University administration says that the new “4NoMore” initiative takes a realistic approach to high-risk alcohol use and substance abuse.

4NoMore is an eight-person student, faculty, and law enforcement panel. Their goal is to build a campaign to educate students on the risks of these behaviors and dispel myths that accompany them. One of the biggest myths, the group’s advisor Ellie Trautman says, is that the majority of students abuse alcohol, “Research shows that the overwhelming majority of SDSU students don’t abuse substances or alcohol. It’s the small, very visible minority that distort perception,” said Trautman.

The slogan “4NoMore” is an adaptation to the safe consumption rule of having one drink per hour and four total per night.
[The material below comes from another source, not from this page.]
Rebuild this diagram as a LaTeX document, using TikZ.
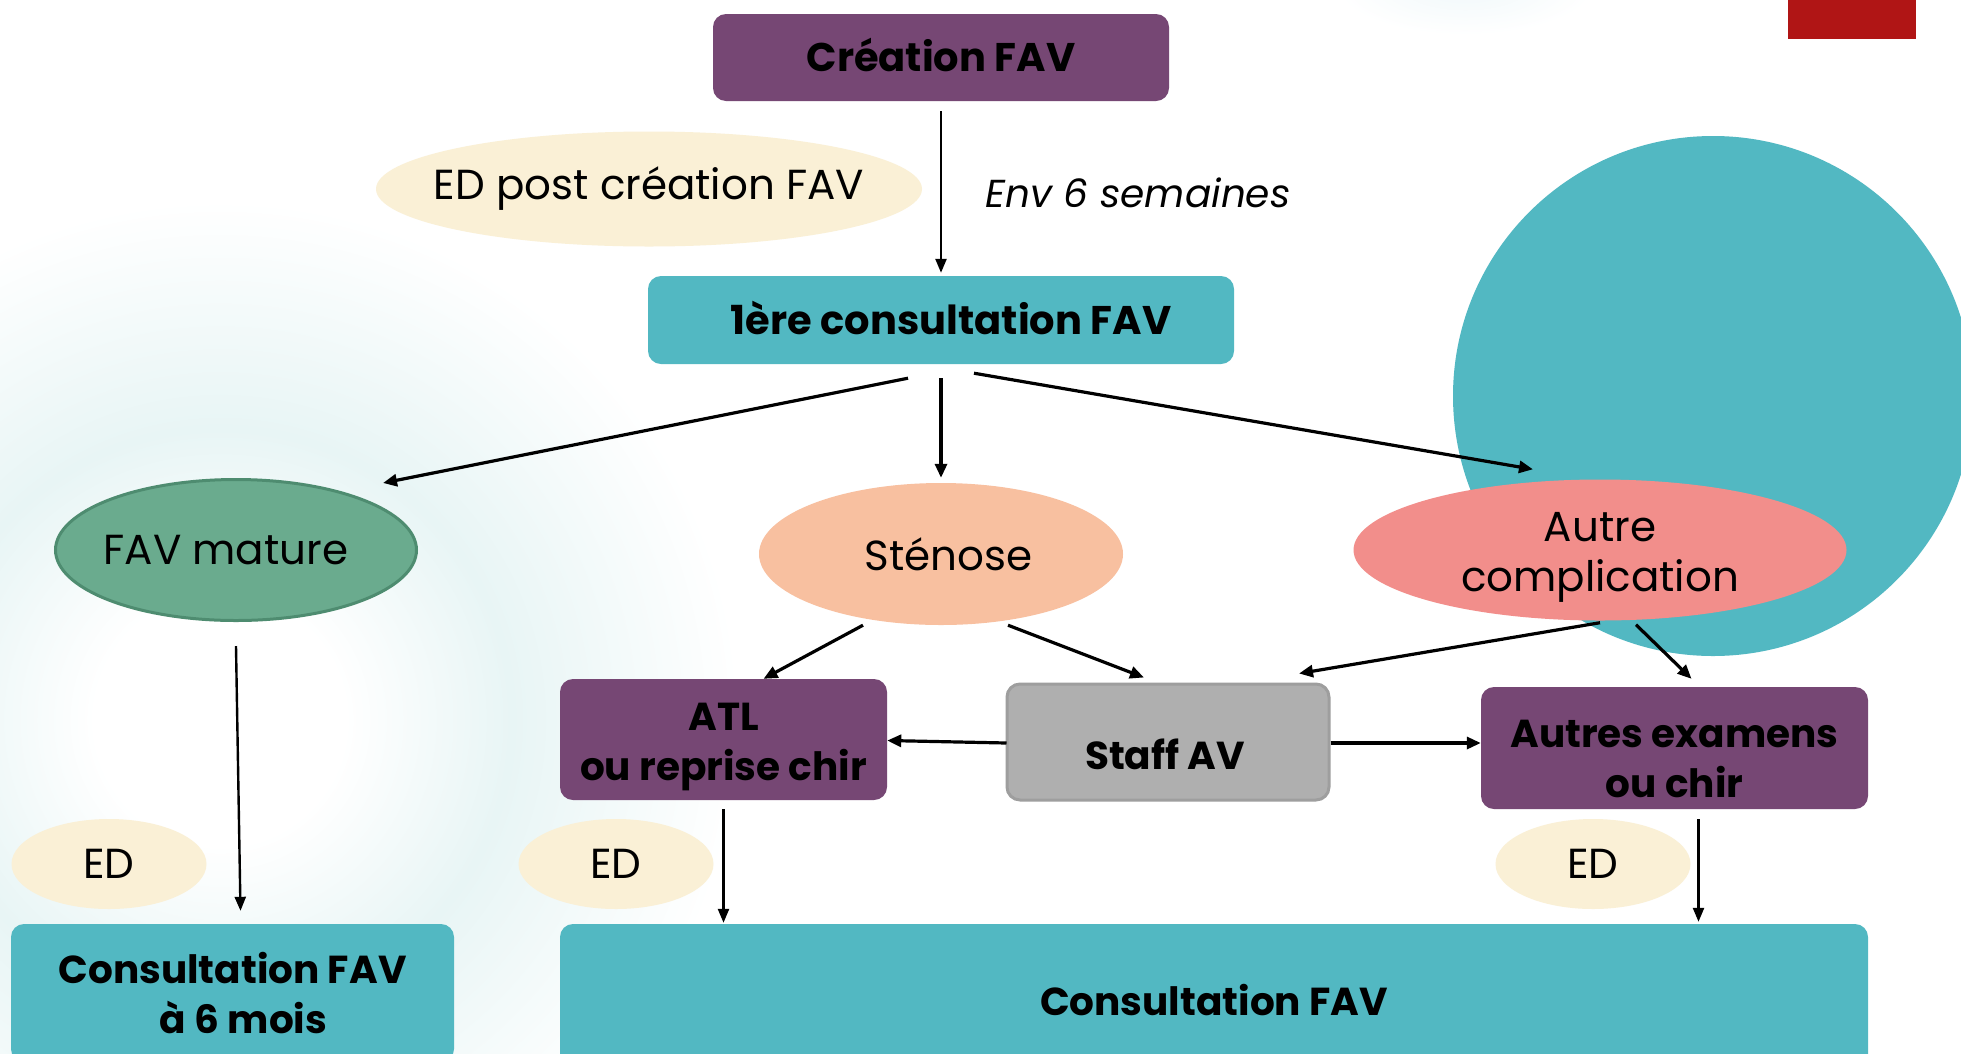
\documentclass[tikz,border=0pt]{standalone}
\usepackage{fontspec}
\setmainfont{Poppins}
\usetikzlibrary{arrows.meta,calc,shapes.geometric}
\definecolor{purpleC}{RGB}{118,71,116}
\definecolor{tealC}{RGB}{82,184,194}
\definecolor{creamC}{RGB}{250,240,214}
\definecolor{greenC}{RGB}{106,171,142}
\definecolor{greenD}{RGB}{78,140,112}
\definecolor{peachC}{RGB}{248,192,160}
\definecolor{salmonC}{RGB}{242,142,139}
\definecolor{grayC}{RGB}{175,175,175}
\definecolor{grayD}{RGB}{158,158,158}
\definecolor{redC}{RGB}{176,21,21}
\definecolor{glowC}{RGB}{232,245,245}
\definecolor{glowT}{RGB}{240,248,250}
\pgfdeclareradialshading{glowring}{\pgfpoint{0bp}{0bp}}{color(0bp)=(white); color(6bp)=(white); color(14bp)=(glowC); color(25bp)=(white); color(50bp)=(white)}
\begin{document}
\begin{tikzpicture}[x=1pt,y=-1pt,
  box/.style={rectangle, rounded corners=13pt, inner sep=0pt, align=center,
    font=\bfseries\fontsize{39}{50}\selectfont},
  pbox/.style={box, fill=purpleC},
  tbox/.style={box, fill=tealC},
  ell/.style={ellipse, inner sep=0pt, align=center, font=\fontsize{42}{50}\selectfont},
  btxt/.style={inner sep=0pt, align=center, font=\bfseries\fontsize{39}{50}\selectfont},
  rtxt/.style={inner sep=0pt, align=center, font=\fontsize{42}{50}\selectfont},
  arr/.style={-{Triangle[length=14pt,width=12pt]}, line width=3.2pt},
  tarr/.style={-{Triangle[length=14pt,width=11pt]}, line width=2.4pt}]
\clip (0,0) rectangle (1961,1053);
\fill[white] (0,0) rectangle (1961,1053);
% background decorations
\shade[shading=glowring] (220,720) circle (520);
\shade[inner color=glowT, outer color=white] (1465,-15) ellipse (130 and 50);
\fill[tealC] (1713,396) circle (260);
\fill[redC] (1788,0) rectangle (1916,39);
% nodes
\node[pbox, font=\bfseries\fontsize{40}{50}\selectfont, text height=28pt, text depth=0pt, minimum width=456, minimum height=87] (cre) at (941,57.5) {Création FAV};
\node[ell, fill=creamC, minimum width=546, minimum height=115] (edp) at (649,189) {};
\node[rtxt] (edpt) at (649,189) {ED post création FAV};
\node[inner sep=0pt, font=\itshape\fontsize{39}{46}\selectfont] (env) at (1138,193) {Env 6 semaines};
\node[tbox, font=\bfseries\fontsize{40}{50}\selectfont, text height=28pt, text depth=0pt, minimum width=586, minimum height=88] (c1) at (941,320) {\hspace*{20pt}1ère consultation FAV};
\node[ell, fill=greenC, draw=greenD, line width=3pt, minimum width=361, minimum height=141] (fav) at (236,550) {\hspace*{-20pt}FAV mature};
\node[ell, fill=peachC, minimum width=364, minimum height=142] (sten) at (941,554) {\hspace*{15pt}Sténose};
\node[ell, fill=salmonC, minimum width=493, minimum height=141] (autre) at (1600,550) {};
\node[rtxt] (autret) at (1600,557.5) {Autre\\complication};
\node[pbox, minimum width=327, minimum height=121] (atl) at (723.5,739.5) {};
\node[btxt] (atlt) at (723.5,747) {ATL\\ou reprise chir};
\node[box, fill=grayC, draw=grayD, line width=3pt, minimum width=322, minimum height=116] (staff) at (1168,742) {};
\node[btxt] (stafft) at (1165,754) {Staff AV};
\node[pbox, minimum width=387, minimum height=122] (ae) at (1674.5,748) {};
\node[btxt] (aet) at (1674.5,759) {Autres examens\\ou chir};
\node[ell, fill=creamC, minimum width=195, minimum height=90] (ed1) at (109,864) {ED};
\node[ell, fill=creamC, minimum width=195, minimum height=90] (ed2) at (616,864) {ED};
\node[ell, fill=creamC, minimum width=195, minimum height=90] (ed3) at (1593,864) {ED};
\node[tbox, minimum width=443, minimum height=138] (c6) at (232.5,993) {Consultation FAV\\\hspace*{22pt}à 6 mois};
\node[tbox, minimum width=1308, minimum height=152] (cf) at (1214,1000) {Consultation FAV};
% connectors
\draw[tarr] ($(cre.south)+(0,10)$) -- ($(c1.north)+(0,-3)$);
\draw[arr] ($(c1.south)+(-33,14)$) -- ($(fav.north)+(147,5)$);
\draw[arr] ($(c1.south)+(0,14)$) -- ($(sten.north)+(0,-5)$);
\draw[arr] ($(c1.south)+(33,9)$) -- ($(autre.north)+(-67,-10)$);
\draw[tarr] ($(fav.south)+(0,24)$) -- ($(c6.north)+(8,-13)$);
\draw[arr] ($(sten.south)+(-78,0)$) -- ($(atl.north)+(40,0)$);
\draw[arr] ($(sten.south)+(67,0)$) -- ($(staff.north)+(-24,-5)$);
\draw[arr] ($(autre.south)+(0,2)$) -- ($(staff.north)+(131,-9)$);
\draw[arr] ($(autre.south)+(36,4)$) -- ($(ae.north)+(17,-8)$);
\draw[arr] ($(staff.west)+(1,1)$) -- ($(atl.east)+(0,1)$);
\draw[arr] ($(staff.east)+(0,1)$) -- ($(staff.east -| ae.west)+(0,1)$);
\draw[tarr] ($(atl.south)+(0,9)$) -- ($(atl.south |- cf.north)+(0,-1)$);
\draw[tarr] ($(ae.south)+(24,10)$) -- ($(ae.south |- cf.north)+(24,-2)$);
\end{tikzpicture}
\end{document}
The initiative accompanies existing programs like Safe Ride, which acts as a free designated driving service for students with no safe way home, and HEROH (Helping Everyone Reach Optimal Health) socials, which promote alcohol awareness.

Trautman, who is also Wellness Center’s HEROH advisor and Safe Ride Home manager, says the goal of 4NoMore is to give students the information they need to make responsible choices “It’s not a fear-mongering campaign or a finger-wagging approach—those don’t work,” Trautman said. ”We’re giving students the information they need, because responsibility means making an informed choice, then accepting the consequences.”

As the campus extends dorm and facility visitation hours, allowing students to be social later into the night, Trautman says SDSU is building a comprehensive alcohol and substance program that will help students avoid life-altering consequences such as a DUI conviction or an underage consumption ticket. Trautman also hopes to implement a mandatory alcohol and substance education class in the near future.

Associate Vice President for Student Affairs Doug Wermedal says these types of programs deal with the reality that students are exposed to these behaviors, and will not always make the right or safe choice.

“We want as many students to graduate as we can,” said Wermedal. “A lot of students get into trouble with alcohol and drugs, and it dominates their lives. The goal is to help students, and give them the opportunity to learn from mistakes, and succeed.”

SDSU has a zero tolerance policy towards alcohol and illegal substance consumption. There also can be consequences for an off campus ticket—for instance, a referral to Judicial Affairs. Consequences for violating these policies range from censure to expulsion “In all my time here, I’ve never seen a student expelled only for alcohol,” Wermedal said. “We give ourselves flexibility with consequences and recognize that the student watching a football game with a beer is entirely different from the student selling beer from two kegs to 54 people.”

Wermedal says that for some freshman adjusting to the freedom of college life can be a difficult process, and hopes these policies will help them make that transition. The change can be just as difficult for students who juggle the new freedom with wanting to consume alcohol responsibly as well “It’s all about integrating alcohol responsibly into your social life, without allowing it to dominate your life,” Wermedal said.